* Directions *
Below is a block of data; give all of it again word for word.
-- Dataset content start --
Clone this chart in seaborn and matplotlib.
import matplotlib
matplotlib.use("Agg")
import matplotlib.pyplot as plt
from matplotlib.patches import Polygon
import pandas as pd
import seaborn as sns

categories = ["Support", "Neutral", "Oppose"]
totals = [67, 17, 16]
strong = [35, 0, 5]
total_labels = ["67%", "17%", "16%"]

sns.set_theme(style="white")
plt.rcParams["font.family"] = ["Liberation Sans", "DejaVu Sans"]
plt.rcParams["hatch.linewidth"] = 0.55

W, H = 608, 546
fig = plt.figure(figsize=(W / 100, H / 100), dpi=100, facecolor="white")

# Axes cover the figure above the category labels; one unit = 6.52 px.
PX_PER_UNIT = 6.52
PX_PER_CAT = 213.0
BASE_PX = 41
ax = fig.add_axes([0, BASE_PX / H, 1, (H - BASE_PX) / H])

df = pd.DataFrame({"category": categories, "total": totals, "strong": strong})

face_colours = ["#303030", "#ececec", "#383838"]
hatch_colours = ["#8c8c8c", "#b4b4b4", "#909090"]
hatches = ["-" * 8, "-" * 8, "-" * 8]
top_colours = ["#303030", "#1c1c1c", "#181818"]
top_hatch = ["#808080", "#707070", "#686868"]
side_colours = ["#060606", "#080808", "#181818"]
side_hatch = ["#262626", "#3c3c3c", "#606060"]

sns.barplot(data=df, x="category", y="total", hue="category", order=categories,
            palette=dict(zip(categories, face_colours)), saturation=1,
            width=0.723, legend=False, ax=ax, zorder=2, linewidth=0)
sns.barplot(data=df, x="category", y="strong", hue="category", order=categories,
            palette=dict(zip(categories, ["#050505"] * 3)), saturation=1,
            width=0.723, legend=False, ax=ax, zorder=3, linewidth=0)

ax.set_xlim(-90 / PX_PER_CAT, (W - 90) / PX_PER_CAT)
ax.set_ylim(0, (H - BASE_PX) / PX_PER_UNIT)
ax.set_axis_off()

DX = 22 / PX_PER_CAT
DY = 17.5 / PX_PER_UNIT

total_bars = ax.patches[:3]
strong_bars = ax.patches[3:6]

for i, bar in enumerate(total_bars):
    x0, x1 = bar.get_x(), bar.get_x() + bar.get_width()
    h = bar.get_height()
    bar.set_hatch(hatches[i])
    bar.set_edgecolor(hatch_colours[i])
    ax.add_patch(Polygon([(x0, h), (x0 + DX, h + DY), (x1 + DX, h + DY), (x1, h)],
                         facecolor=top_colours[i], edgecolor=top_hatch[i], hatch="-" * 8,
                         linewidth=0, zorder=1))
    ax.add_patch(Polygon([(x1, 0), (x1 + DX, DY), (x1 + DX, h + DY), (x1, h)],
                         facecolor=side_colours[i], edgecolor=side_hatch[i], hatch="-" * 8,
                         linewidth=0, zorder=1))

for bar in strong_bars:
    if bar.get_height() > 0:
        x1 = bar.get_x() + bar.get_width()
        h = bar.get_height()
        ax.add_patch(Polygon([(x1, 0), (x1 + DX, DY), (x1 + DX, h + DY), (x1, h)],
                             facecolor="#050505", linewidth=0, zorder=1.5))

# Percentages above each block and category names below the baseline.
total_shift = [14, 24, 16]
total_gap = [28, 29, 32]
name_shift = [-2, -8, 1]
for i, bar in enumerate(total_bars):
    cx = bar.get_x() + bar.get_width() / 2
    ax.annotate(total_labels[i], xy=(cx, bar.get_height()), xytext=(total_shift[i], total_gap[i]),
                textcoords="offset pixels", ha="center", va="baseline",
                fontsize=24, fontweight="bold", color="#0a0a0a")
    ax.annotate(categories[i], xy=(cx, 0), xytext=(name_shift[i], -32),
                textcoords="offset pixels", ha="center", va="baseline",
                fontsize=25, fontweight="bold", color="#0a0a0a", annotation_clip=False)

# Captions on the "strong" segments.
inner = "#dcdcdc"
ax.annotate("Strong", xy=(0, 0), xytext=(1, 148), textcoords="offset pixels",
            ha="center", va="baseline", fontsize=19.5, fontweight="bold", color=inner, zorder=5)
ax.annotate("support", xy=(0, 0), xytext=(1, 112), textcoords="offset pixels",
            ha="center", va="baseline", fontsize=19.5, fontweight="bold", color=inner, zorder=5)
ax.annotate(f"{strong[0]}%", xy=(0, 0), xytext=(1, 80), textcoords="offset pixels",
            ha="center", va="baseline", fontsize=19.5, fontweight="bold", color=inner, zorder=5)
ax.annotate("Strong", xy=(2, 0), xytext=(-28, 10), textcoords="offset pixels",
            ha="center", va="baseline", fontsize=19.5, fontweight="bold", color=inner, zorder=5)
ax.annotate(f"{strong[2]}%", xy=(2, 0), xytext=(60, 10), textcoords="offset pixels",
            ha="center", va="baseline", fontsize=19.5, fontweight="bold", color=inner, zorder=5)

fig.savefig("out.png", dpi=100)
-- Dataset content end --
* Response to the task *
Clone this chart in seaborn and matplotlib.
import matplotlib
matplotlib.use("Agg")
import matplotlib.pyplot as plt
from matplotlib.patches import Polygon
import pandas as pd
import seaborn as sns

categories = ["Support", "Neutral", "Oppose"]
totals = [67, 17, 16]
strong = [35, 0, 5]
total_labels = ["67%", "17%", "16%"]

sns.set_theme(style="white")
plt.rcParams["font.family"] = ["Liberation Sans", "DejaVu Sans"]
plt.rcParams["hatch.linewidth"] = 0.55

W, H = 608, 546
fig = plt.figure(figsize=(W / 100, H / 100), dpi=100, facecolor="white")

# Axes cover the figure above the category labels; one unit = 6.52 px.
PX_PER_UNIT = 6.52
PX_PER_CAT = 213.0
BASE_PX = 41
ax = fig.add_axes([0, BASE_PX / H, 1, (H - BASE_PX) / H])

df = pd.DataFrame({"category": categories, "total": totals, "strong": strong})

face_colours = ["#303030", "#ececec", "#383838"]
hatch_colours = ["#8c8c8c", "#b4b4b4", "#909090"]
hatches = ["-" * 8, "-" * 8, "-" * 8]
top_colours = ["#303030", "#1c1c1c", "#181818"]
top_hatch = ["#808080", "#707070", "#686868"]
side_colours = ["#060606", "#080808", "#181818"]
side_hatch = ["#262626", "#3c3c3c", "#606060"]

sns.barplot(data=df, x="category", y="total", hue="category", order=categories,
            palette=dict(zip(categories, face_colours)), saturation=1,
            width=0.723, legend=False, ax=ax, zorder=2, linewidth=0)
sns.barplot(data=df, x="category", y="strong", hue="category", order=categories,
            palette=dict(zip(categories, ["#050505"] * 3)), saturation=1,
            width=0.723, legend=False, ax=ax, zorder=3, linewidth=0)

ax.set_xlim(-90 / PX_PER_CAT, (W - 90) / PX_PER_CAT)
ax.set_ylim(0, (H - BASE_PX) / PX_PER_UNIT)
ax.set_axis_off()

DX = 22 / PX_PER_CAT
DY = 17.5 / PX_PER_UNIT

total_bars = ax.patches[:3]
strong_bars = ax.patches[3:6]

for i, bar in enumerate(total_bars):
    x0, x1 = bar.get_x(), bar.get_x() + bar.get_width()
    h = bar.get_height()
    bar.set_hatch(hatches[i])
    bar.set_edgecolor(hatch_colours[i])
    ax.add_patch(Polygon([(x0, h), (x0 + DX, h + DY), (x1 + DX, h + DY), (x1, h)],
                         facecolor=top_colours[i], edgecolor=top_hatch[i], hatch="-" * 8,
                         linewidth=0, zorder=1))
    ax.add_patch(Polygon([(x1, 0), (x1 + DX, DY), (x1 + DX, h + DY), (x1, h)],
                         facecolor=side_colours[i], edgecolor=side_hatch[i], hatch="-" * 8,
                         linewidth=0, zorder=1))

for bar in strong_bars:
    if bar.get_height() > 0:
        x1 = bar.get_x() + bar.get_width()
        h = bar.get_height()
        ax.add_patch(Polygon([(x1, 0), (x1 + DX, DY), (x1 + DX, h + DY), (x1, h)],
                             facecolor="#050505", linewidth=0, zorder=1.5))

# Percentages above each block and category names below the baseline.
total_shift = [14, 24, 16]
total_gap = [28, 29, 32]
name_shift = [-2, -8, 1]
for i, bar in enumerate(total_bars):
    cx = bar.get_x() + bar.get_width() / 2
    ax.annotate(total_labels[i], xy=(cx, bar.get_height()), xytext=(total_shift[i], total_gap[i]),
                textcoords="offset pixels", ha="center", va="baseline",
                fontsize=24, fontweight="bold", color="#0a0a0a")
    ax.annotate(categories[i], xy=(cx, 0), xytext=(name_shift[i], -32),
                textcoords="offset pixels", ha="center", va="baseline",
                fontsize=25, fontweight="bold", color="#0a0a0a", annotation_clip=False)

# Captions on the "strong" segments.
inner = "#dcdcdc"
ax.annotate("Strong", xy=(0, 0), xytext=(1, 148), textcoords="offset pixels",
            ha="center", va="baseline", fontsize=19.5, fontweight="bold", color=inner, zorder=5)
ax.annotate("support", xy=(0, 0), xytext=(1, 112), textcoords="offset pixels",
            ha="center", va="baseline", fontsize=19.5, fontweight="bold", color=inner, zorder=5)
ax.annotate(f"{strong[0]}%", xy=(0, 0), xytext=(1, 80), textcoords="offset pixels",
            ha="center", va="baseline", fontsize=19.5, fontweight="bold", color=inner, zorder=5)
ax.annotate("Strong", xy=(2, 0), xytext=(-28, 10), textcoords="offset pixels",
            ha="center", va="baseline", fontsize=19.5, fontweight="bold", color=inner, zorder=5)
ax.annotate(f"{strong[2]}%", xy=(2, 0), xytext=(60, 10), textcoords="offset pixels",
            ha="center", va="baseline", fontsize=19.5, fontweight="bold", color=inner, zorder=5)

fig.savefig("out.png", dpi=100)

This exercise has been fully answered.